Muitos prédios e estabelecimentos comerciais foram destruídos em Dacar, mas também em Ziguinchor, cidade do sul do país onde Ousmane Sonko é prefeito. Uma unidade da Aliança Francesa foi incendiada e vandalizada, assim como o centro cultural regional e algumas escolas.
Manifestantes armados
O diretor de Segurança Pública, Ibrahim Diop, declarou na noite de domingo que os manifestantes detidos estavam armados com coquetéis molotov, facas e armas de guerra. O ministro do Interior anunciou no sábado cerca de 500 detenções.
Em um comunicado de imprensa divulgado no domingo, a Cruz Vermelha anunciou que resgatou 357 manifestantes feridos, incluindo uma mulher grávida, e 36 membros das forças de defesa e segurança desde o início dos distúrbios. Entre eles, 78 estavam gravemente feridos.
Juristas e sociedade civil denunciam abusos. O advogado Abdy Nar Ndiaye defende diversas pessoas presas nos últimos dias. “São jovens, adultos ou até idosos. Eles são acusados de participar de manifestações não-autorizadas e de perturbar a ordem pública”, explica.
A Liga Senegalesa de Direitos Humanos denuncia violações de direitos. De acordo com a organização, houve excesso de brutalidade durante as prisões e custódia policial. “É verdade que as manifestações saíram de controle, mas isso não autoriza abusos, o que estamos documentando e que não vamos deixar impune”, afirma um porta-voz.
Twitter/Ousmane Sonko
Pré-candidato à corrida presidencial de 2024 e acusado por corrupção de menor, Ousmane Sonko
Desconectados
O governo suspendeu, no domingo, o acesso à internet a partir de telefones “devido à disseminação de mensagens odiosas e subversivas”. As redes sociais, como WhatsApp, Facebook e Twitter, já estavam indisponíveis.
“A Internet de dados móveis está temporariamente suspensa durante determinados horários”, informava o comunicado de imprensa do Ministério das Comunicações.
As manifestações começaram na quinta-feira em resposta à condenação a dois anos de prisão do opositor Ousmane Sonko, declarado candidato presidencial para 2024. Ele foi acusado de ter induzido uma jovem com menos de 21 anos à “depravação”.
Esta decisão o torna inelegível por enquanto. Sonko, popular entre os jovens, tem clamado desde o início do caso por uma conspiração do presidente Macky Sall para eliminá-lo politicamente.
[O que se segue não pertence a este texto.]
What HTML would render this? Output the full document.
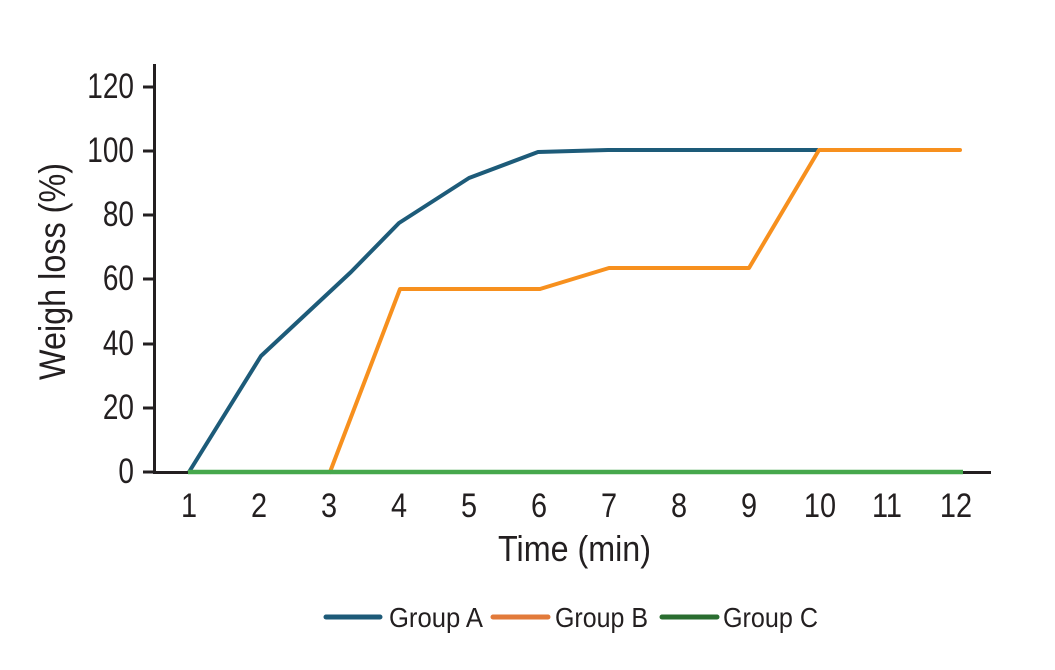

O ministro senegalês da Justiça, Ismaila Madior Fall, declarou que Sonko pode ser preso “a qualquer momento”. Essa prisão poderia relançar o ciclo de violência.
Ousmane Sonko afirma estar “isolado” em sua residência em Dacar por forças de segurança que impedem a aproximação de qualquer pessoa. Ele não falou publicamente desde sua condenação.
Representante dos jovens
Na noite de sábado, um dos líderes da coalizão de oposição, o prefeito de Dacar, Barthélémy Dias, pediu ao presidente Macky Sall que se manifestasse e desistisse de uma candidatura para um terceiro mandato.
Depois de diversas declarações em que afirmou que não iria concorrer em 2024, Macky Sall lança agora dúvidas sobre uma candidatura.
“[Esta situação] Era previsível”, avalia Elimane Haby Kane, presidente do think tank Legs Africa, em entrevista à RFI. “Os sinais de alerta já existiam há muito tempo. O pano de fundo é a situação dos jovens, abandonados [no país]”, explica.
Hoje, 25% da população do Senegal tem menos de 35 anos. “A raiva social se sente representada por Ousmane Sonko, o líder político mais virulento contra o poder”, afirma Kane.
Os apelos à calma e ao diálogo se multiplicaram nos últimos dois dias por parte de diversos países, como França e Estados Unidos, e de organismos internacionais.